Türkiye tarihin oldukça zorlu ve karanlık dehlizlerinden geçiyor. Gün geçmiyor ki, bir gün diğerine benzesin. Bir önceki gün büyük bir terör saldırısıyla sarsılan Türkiye, ertesi gün sınır ötesi askeri bir operasyona kalkışacak kadar cesur ve kararlı bir duruş gösterebiliyor.

Gündemi takip etmekte zorlandığınız bir süreçte bir sonraki gün ise Ana muhalefet partisinin Genel Başkanı alçak bir saldırıdan kurtuluyor.

Bütün bu saldırıların, suikast girişimlerinin ortak hedefi Türkiye’dir.

Elazığ’da, Bitlis’te, Diyarbakır’da patlatılan bombalarla, Gaziantep’teki menfur saldırınında , CHP Genel Başkanı Kemal Kılıçdaroğlu’nun hayatına kast edilen suikast girişiminde amaçladıkları birbirinden farklı değil.

Madem ki bu saldırıların hedefi ortak, o vakit bu teşhisin tedavi yöntemi de kollektif olmak zorundadır.

Etnik köken, mezhebi itikat ve mensubiyet ayrımı yapmadan Türkiye’yi Türkiye yapan bütün değerlerin birliğine kilitlenmeliyiz.

Tıpkı Gaziantep’te 20 Ağustos 2016 gecesi yapılan saldırıda tek vücut olduğumuz gibi.

Saldırı gecesi evimizde bu büyük katliam girişiminin arka planını anlamaya çalışırken, diğer taraftan ortak acımıza katkı sağlayabilmenin çabası içine girmiştik.

Nitekim ülkücü bir dünya görüşüne sahip olan oğlum kendiliğinden kan vermeye gitti. Kıbrıs’ta öğrenim hayatına devam ederken sayısız kez PKK’lı öğrencilerin saldırılarına maruz kalan ve orada iki üniversite değiştirerek öğrenim hayatını tamamlayabilen bu gencin asil duruşu son derece anlamlıydı.

Bu duruş bütün Türkiye’nin duruşu olmalıydı. Çünkü Gaziantep saldırısı Türkiye’ye ve Türk Milleti’nin birliği hedeflenerek yapılmış bir saldırıydı.

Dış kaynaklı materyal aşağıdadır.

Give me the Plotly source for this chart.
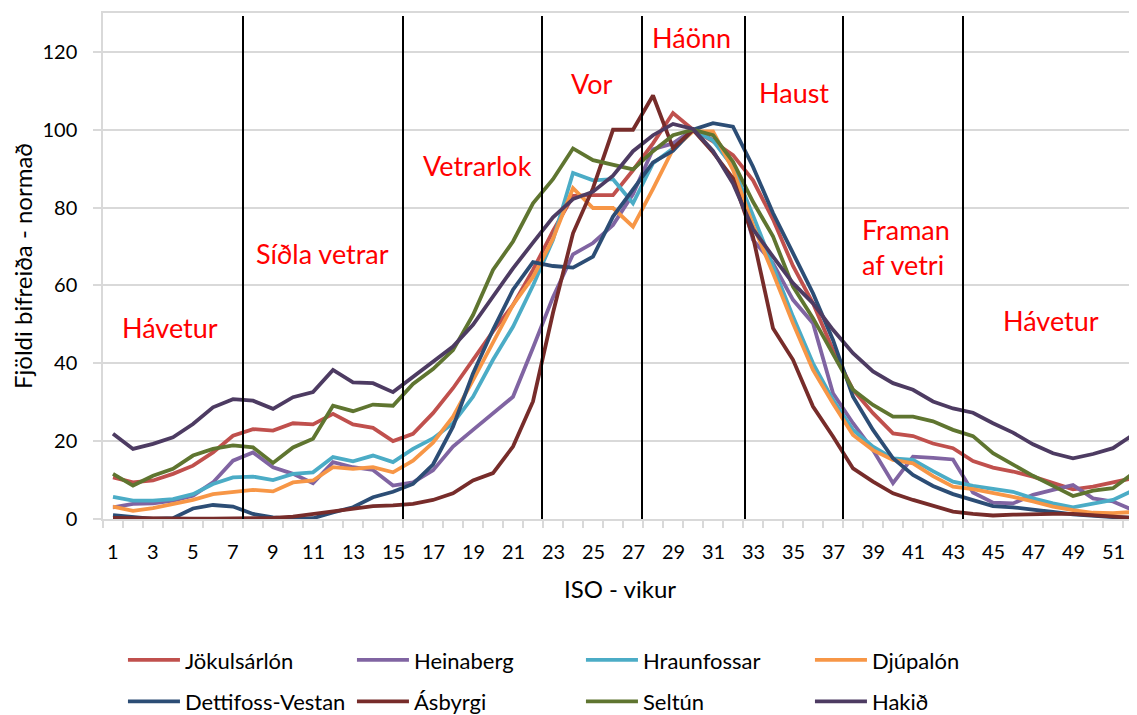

Aynı olayla ilgili olarak HDP’li bir milletvekilinin saldırıyı Kürt halkına yapılmış bir girişim olarak, etnik köken esaslı bir pencereden yorumlaması ise bir o kadar vahimdi.

Zira bu saldırıyı gerçekleştirenlerin amacına daha uygun düşen bu söylem karşılıklı çatışmanın ve bir iç hesaplaşma için gerekli zemini sağlayacak doneler üretiyordu.

Hülasa ülkücü bir gencin duruşu Gaziantep ve Türkiye için ne kadar değerliyse, sözüm ona HDP’li milletvekilinin yara kaşıyan söylemi ise bir o kadar lüzumsuz ve değersizdi.

Sevindirici olan, saldırıyı gerçekleştiren ve dinden beslenenlerin iç savaş kışkırtıcılığına da, HDP’li milletvekilinin bir bilim adamı kimliğiyle tezatlar taşıyan ve kitleleri provoke etmeye yönelik söylemlerine de itibar edilmemesiydi.

Zira acı hepimizin ortak acısıdır. Pervalililerin acısıyla Gaziantep’lilerin ya da İzmir’lilerin acısı arasında bir fark yoktur.

Askerlerin geçiş güzergahına tonlarca bomba koyan zihniyetle, Gaziantep’te kına gecesini bombalayan zihniyetin kini ve kalleşliği arasında bir fark yok.